## DESCRIPTION OF THE TASK
Skip the pictures and quote all of the lines exactly.

═══ DATA LINES

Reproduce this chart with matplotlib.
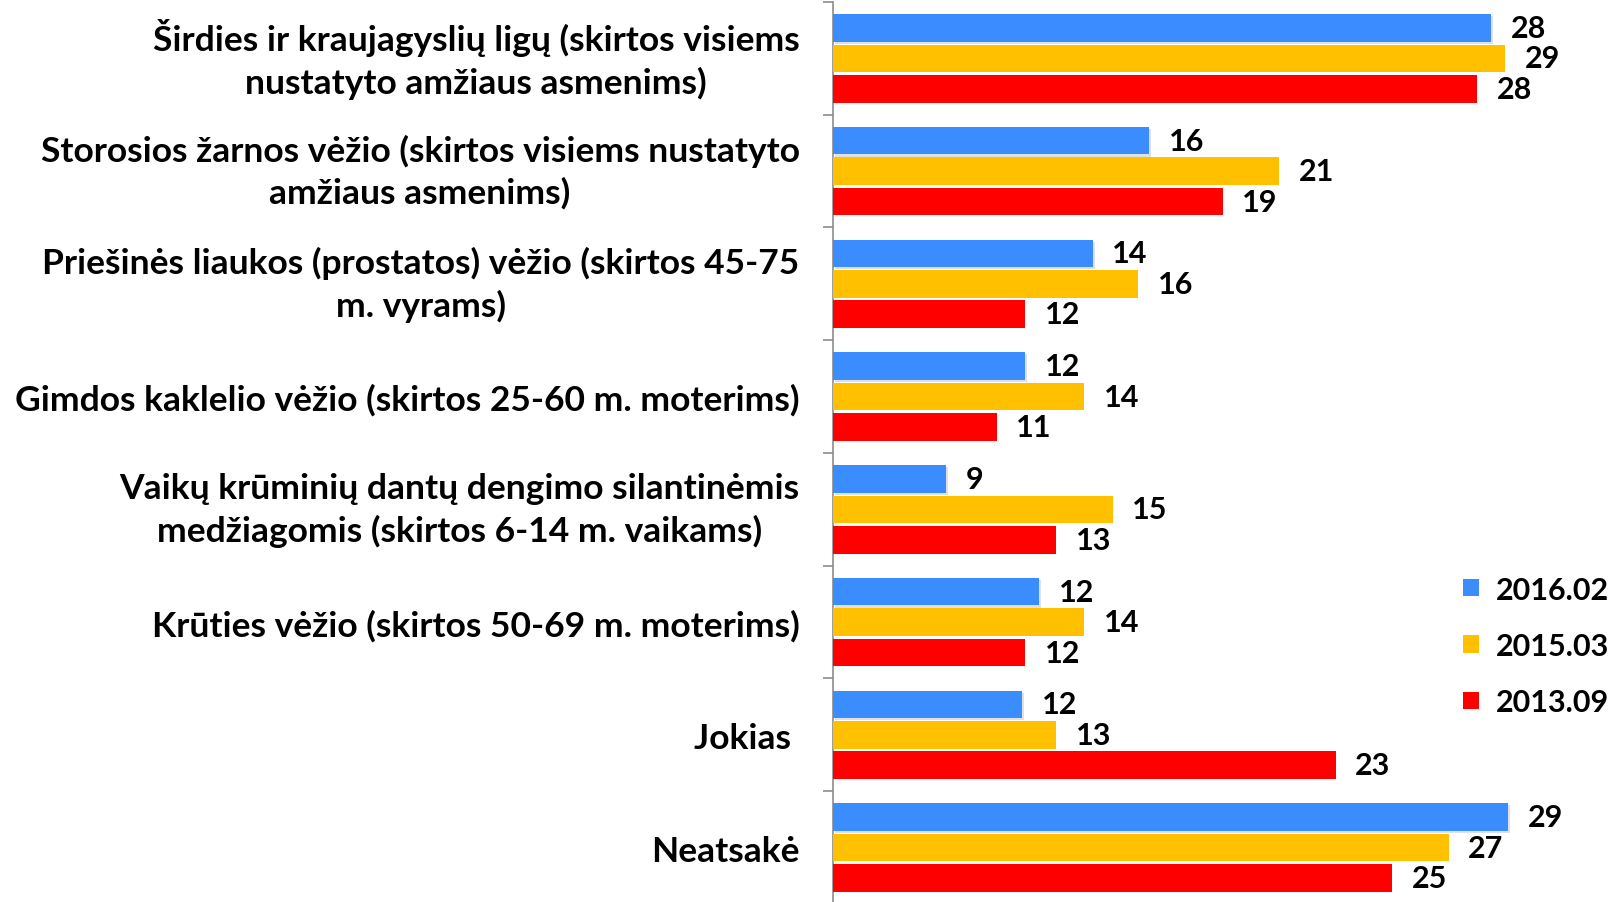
import matplotlib as mpl

mpl.use("Agg")

import matplotlib.pyplot as plt
import numpy as np
from matplotlib import patheffects
from matplotlib.patches import Patch

plt.rcParams["font.family"] = ["Lato", "DejaVu Sans"]
plt.rcParams["font.weight"] = "bold"

categories = [
    "Širdies ir kraujagyslių ligų (skirtos visiems\nnustatyto amžiaus asmenims)",
    "Storosios žarnos vėžio (skirtos visiems nustatyto\namžiaus asmenims)",
    "Priešinės liaukos (prostatos) vėžio (skirtos 45-75\nm. vyrams)",
    "Gimdos kaklelio vėžio (skirtos 25-60 m. moterims)",
    "Vaikų krūminių dantų dengimo silantinėmis\nmedžiagomis (skirtos 6-14 m. vaikams)",
    "Krūties vėžio (skirtos 50-69 m. moterims)",
    "Jokias ",
    "Neatsakė",
]
series_names = ["2016.02", "2015.03", "2013.09"]
vals_2016 = [28.3, 16.2, 14.2, 11.8, 9.0, 12.3, 11.7, 28.9]
vals_2015 = [28.8, 20.8, 15.8, 13.9, 14.9, 13.9, 12.9, 26.8]
vals_2013 = [27.8, 18.8, 11.8, 10.8, 12.9, 11.8, 22.8, 24.8]
colors = ["#3a8cff", "#ffc000", "#ff0000"]

X_MIN = 5

fig = plt.figure(figsize=(16.17, 9.03), dpi=100)
fig.patch.set_facecolor("white")
ax = fig.add_axes([0.5151, -0.0022, 0.4368, 0.9989])

y = np.arange(len(categories))
offsets = [-0.27, 0.0, 0.27]
bar_h = 0.245
for vals, off, col, name in zip([vals_2016, vals_2015, vals_2013], offsets, colors, series_names):
    widths = np.array(vals) - X_MIN
    bars = ax.barh(y + off, widths, left=X_MIN, height=bar_h, color=col, label=name, zorder=3)
    if name == "2016.02":
        for b in bars:
            b.set_path_effects([
                patheffects.SimplePatchShadow(offset=(1.5, -1.5), shadow_rgbFace="#999999", alpha=0.3),
                patheffects.Normal(),
            ])
    for b, v in zip(bars, vals):
        ax.annotate(f"{v:.0f}", (b.get_x() + b.get_width(), b.get_y() + b.get_height() / 2),
                    xytext=(14, 0), textcoords="offset points", ha="left", va="center",
                    fontsize=22, fontweight="bold", color="black", clip_on=False)

ax.set_xlim(X_MIN, 30)
ax.set_ylim(len(categories) - 0.5, -0.5)

ax.set_yticks(y)
labels = ax.set_yticklabels(categories, fontsize=25.5, fontweight="bold", multialignment="center",
                            linespacing=1.36, va="center")
for lab in labels:
    if "\n" not in lab.get_text():
        lab.set_va("center_baseline")
ax.set_yticks(np.arange(len(categories) + 1) - 0.5, minor=True)
ax.tick_params(axis="y", which="major", length=0, pad=24)
ax.tick_params(axis="y", which="minor", length=7, width=1.2, color="#8c8c8c", direction="out")
ax.set_xticks([])

for side in ["top", "right", "bottom"]:
    ax.spines[side].set_visible(False)
ax.spines["left"].set_color("#8c8c8c")
ax.spines["left"].set_linewidth(1.2)

handles = [Patch(facecolor=c, edgecolor="none") for c in colors]
fig.legend(handles, series_names, loc="upper left", bbox_to_anchor=(0.8975, 0.375),
           frameon=False, prop={"weight": "bold", "size": 22},
           handlelength=0.5, handleheight=0.5, handletextpad=0.55, labelspacing=0.93,
           borderaxespad=0)

fig.savefig("out.png", dpi=100, facecolor="white")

══════

## FULL RESPONSE
Reproduce this chart with matplotlib.
import matplotlib as mpl

mpl.use("Agg")

import matplotlib.pyplot as plt
import numpy as np
from matplotlib import patheffects
from matplotlib.patches import Patch

plt.rcParams["font.family"] = ["Lato", "DejaVu Sans"]
plt.rcParams["font.weight"] = "bold"

categories = [
    "Širdies ir kraujagyslių ligų (skirtos visiems\nnustatyto amžiaus asmenims)",
    "Storosios žarnos vėžio (skirtos visiems nustatyto\namžiaus asmenims)",
    "Priešinės liaukos (prostatos) vėžio (skirtos 45-75\nm. vyrams)",
    "Gimdos kaklelio vėžio (skirtos 25-60 m. moterims)",
    "Vaikų krūminių dantų dengimo silantinėmis\nmedžiagomis (skirtos 6-14 m. vaikams)",
    "Krūties vėžio (skirtos 50-69 m. moterims)",
    "Jokias ",
    "Neatsakė",
]
series_names = ["2016.02", "2015.03", "2013.09"]
vals_2016 = [28.3, 16.2, 14.2, 11.8, 9.0, 12.3, 11.7, 28.9]
vals_2015 = [28.8, 20.8, 15.8, 13.9, 14.9, 13.9, 12.9, 26.8]
vals_2013 = [27.8, 18.8, 11.8, 10.8, 12.9, 11.8, 22.8, 24.8]
colors = ["#3a8cff", "#ffc000", "#ff0000"]

X_MIN = 5

fig = plt.figure(figsize=(16.17, 9.03), dpi=100)
fig.patch.set_facecolor("white")
ax = fig.add_axes([0.5151, -0.0022, 0.4368, 0.9989])

y = np.arange(len(categories))
offsets = [-0.27, 0.0, 0.27]
bar_h = 0.245
for vals, off, col, name in zip([vals_2016, vals_2015, vals_2013], offsets, colors, series_names):
    widths = np.array(vals) - X_MIN
    bars = ax.barh(y + off, widths, left=X_MIN, height=bar_h, color=col, label=name, zorder=3)
    if name == "2016.02":
        for b in bars:
            b.set_path_effects([
                patheffects.SimplePatchShadow(offset=(1.5, -1.5), shadow_rgbFace="#999999", alpha=0.3),
                patheffects.Normal(),
            ])
    for b, v in zip(bars, vals):
        ax.annotate(f"{v:.0f}", (b.get_x() + b.get_width(), b.get_y() + b.get_height() / 2),
                    xytext=(14, 0), textcoords="offset points", ha="left", va="center",
                    fontsize=22, fontweight="bold", color="black", clip_on=False)

ax.set_xlim(X_MIN, 30)
ax.set_ylim(len(categories) - 0.5, -0.5)

ax.set_yticks(y)
labels = ax.set_yticklabels(categories, fontsize=25.5, fontweight="bold", multialignment="center",
                            linespacing=1.36, va="center")
for lab in labels:
    if "\n" not in lab.get_text():
        lab.set_va("center_baseline")
ax.set_yticks(np.arange(len(categories) + 1) - 0.5, minor=True)
ax.tick_params(axis="y", which="major", length=0, pad=24)
ax.tick_params(axis="y", which="minor", length=7, width=1.2, color="#8c8c8c", direction="out")
ax.set_xticks([])

for side in ["top", "right", "bottom"]:
    ax.spines[side].set_visible(False)
ax.spines["left"].set_color("#8c8c8c")
ax.spines["left"].set_linewidth(1.2)

handles = [Patch(facecolor=c, edgecolor="none") for c in colors]
fig.legend(handles, series_names, loc="upper left", bbox_to_anchor=(0.8975, 0.375),
           frameon=False, prop={"weight": "bold", "size": 22},
           handlelength=0.5, handleheight=0.5, handletextpad=0.55, labelspacing=0.93,
           borderaxespad=0)

fig.savefig("out.png", dpi=100, facecolor="white")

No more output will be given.